Thursday, November 20, 2008

NYU Law Is The Place To Be

In what looks like another coup for NYU Law, it was announced this week that visiting professor Richard A. Epstein will be making a permanent move from Chicago to New York. From NYU Law's website:

Professor Richard Epstein, the James Parker Hall Distinguished Service Professor of Law at the University of Chicago, will join NYU School of Law as a permanent member of the faculty in Fall 2010.

Epstein, who is currently visiting the Law School for the fourth time, is considered to be one of the most influential thinkers in legal academia. He is well known for his research and writings on a broad range of constitutional, economic, historical, and philosophical subjects

'I am honored to be able to join the NYU faculty whose collegiality and seriousness of purpose has been evident to me since I first started visiting at NYU four years ago,' Epstein said.

It's sad to see Chicago Law lose another libertarian thinker in its continuing metamorphosis from a bastion of conservative thought into one that teaches "Law and Poverty or other made up stuff" (This is Scalia talking ... I'm really just trying to fit this in the post and still think Chicago is a hell of a school).

In any case, NYU has made a habit out of coaxing great professors away from other prestigious schools lately. They don't kid around either. Columbia lost Catherine Sharkey to us after NYU sweetened the move downtown with a bad ass $4.2 million dollar floor of a turreted apartment complex near the park. Some other notables include Arthur Miller from Harvard (many believe he is the inspiration for Scott Turow's Perini in One L), Estlund from Texas (now working on the NLRB Obama transition), Hills from Michigan, and now Epstein from Chicago.

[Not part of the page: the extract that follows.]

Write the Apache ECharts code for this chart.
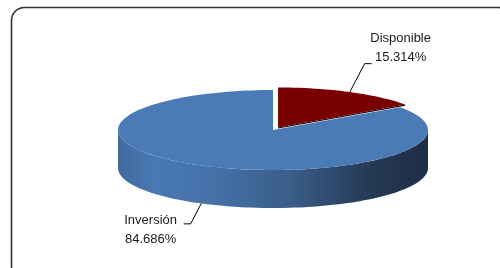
<!DOCTYPE html>
<html>
<head>
    <meta charset="UTF-8">
    <title>Disponible / Inversión</title>
    <script src="https://cdn.jsdelivr.net/npm/echarts@6/dist/echarts.min.js"></script>
    <style>
        html, body { margin: 0; padding: 0; background: #fff; }
        #chart { width: 500px; height: 268px; }
    </style>
</head>
<body>
    <div id="chart"></div>
    <script>
        // datos
        const names = ['Disponible', 'Inversión'];
        const values = [15.314, 84.686];
        const topColors = ['#7a0000', '#4a7bb7'];
        const explode = [11, 0];

        // geometría de la torta 3D
        const CX = 273, CY = 130, RX = 155, RY = 40, DEPTH = 38;
        const total = values.reduce((a, b) => a + b, 0);
        const starts = [];
        values.reduce((acc, v, i) => { starts[i] = acc; return acc + v; }, 0);

        const chart = echarts.init(document.getElementById('chart'));

        // punto sobre la elipse, ángulo en grados desde las 12 en sentido horario
        function rim(deg, dx, dy) {
            const r = deg * Math.PI / 180;
            return [CX + RX * Math.sin(r) + dx, CY - RY * Math.cos(r) + dy];
        }

        function arc(a0, a1, dx, dy) {
            const pts = [];
            const n = Math.max(2, Math.ceil(Math.abs(a1 - a0) / 2));
            for (let k = 0; k <= n; k++) pts.push(rim(a0 + (a1 - a0) * k / n, dx, dy));
            return pts;
        }

        function renderItem(params, api) {
            const i = params.dataIndex;
            const a0 = api.value(1) / total * 360;
            const a1 = (api.value(1) + api.value(0)) / total * 360;
            const mid = (a0 + a1) / 2;
            const mr = mid * Math.PI / 180;
            const ex = explode[i] * Math.sin(mr);
            const ey = -explode[i] * Math.cos(mr) * RY / RX;
            const children = [];

            // cara lateral visible (mitad delantera)
            const s0 = Math.max(a0, 90), s1 = Math.min(a1, 270);
            if (s1 > s0) {
                const top = arc(s0, s1, ex, ey);
                const bottom = arc(s1, s0, ex, ey + DEPTH);
                children.push({
                    type: 'polygon',
                    z2: 1,
                    shape: { points: top.concat(bottom) },
                    style: {
                        fill: new echarts.graphic.LinearGradient(CX - RX, 0, CX + RX, 0, [
                            { offset: 0, color: '#3f6a9e' },
                            { offset: 0.12, color: '#4a79b2' },
                            { offset: 0.3, color: '#4572a9' },
                            { offset: 0.55, color: '#3a5e89' },
                            { offset: 0.8, color: '#263b57' },
                            { offset: 1, color: '#1e2e44' }
                        ], true)
                    }
                });
            }

            // cara superior
            const center = [CX + ex, CY + ey];
            const face = [center].concat(arc(a0, a1, ex, ey));
            children.push({
                type: 'polygon',
                z2: 10,
                shape: { points: face },
                style: { fill: topColors[i] }
            });
            if (a1 < 90) {
                // borde oscuro del corte trasero
                children.push({
                    type: 'line',
                    z2: 11,
                    shape: { x1: center[0], y1: center[1] + 0.5, x2: rim(a1, ex, ey)[0], y2: rim(a1, ex, ey)[1] + 0.5 },
                    style: { stroke: '#2a0000', lineWidth: 1.2 }
                });
            }

            // etiqueta con línea guía
            const front = Math.cos(mr) < 0;
            const anchor = rim(mid, ex, ey + (front ? DEPTH : 0));
            const dirX = Math.sin(mr), dirY = -Math.cos(mr);
            const len = front ? 23 : 32;
            const elbow = [anchor[0] + dirX * len, anchor[1] + dirY * len];
            const side = dirX >= 0 ? 1 : -1;
            const end = [elbow[0] + side * 7, elbow[1]];
            children.push({
                type: 'polyline',
                z2: 20,
                shape: { points: [anchor, elbow, end] },
                style: { stroke: '#000', lineWidth: 1, fill: null }
            });
            children.push({
                type: 'text',
                z2: 20,
                style: {
                    x: end[0] + side * (front ? 33 : 29),
                    y: elbow[1] + (front ? 6 : -16),
                    text: names[i] + '\n' + api.value(0).toFixed(3) + '%',
                    align: 'center',
                    verticalAlign: 'middle',
                    lineHeight: 19,
                    font: '13px "Liberation Sans", Arial, sans-serif',
                    fill: '#1a1a1a'
                }
            });

            return { type: 'group', children: children };
        }

        const option = {
            animation: false,
            graphic: [{
                type: 'rect',
                shape: { x: 11.5, y: 7.5, width: 500, height: 272, r: 13 },
                style: { fill: null, stroke: '#333', lineWidth: 1.6 },
                silent: true
            }],
            series: [{
                type: 'custom',
                coordinateSystem: 'none',
                renderItem: renderItem,
                data: values.map((v, i) => [v, starts[i]])
            }]
        };

        chart.setOption(option);
    </script>
</body>
</html>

Maybe Epstein's move is a signal that NYU is moving in a new direction; away from that which made me name my blog after a shitty Gene Hackman movie.

Naming Epstein as my hero in a previous post and creating three articles in as many weeks about him may make some of my readers think I have turned into a fanboy of the man; and maybe you're right - I'll try to restrain myself from now on. But in any event, I'm glad he's staying at NYU ... we need at least a smidgen of libertarianism here in the Village.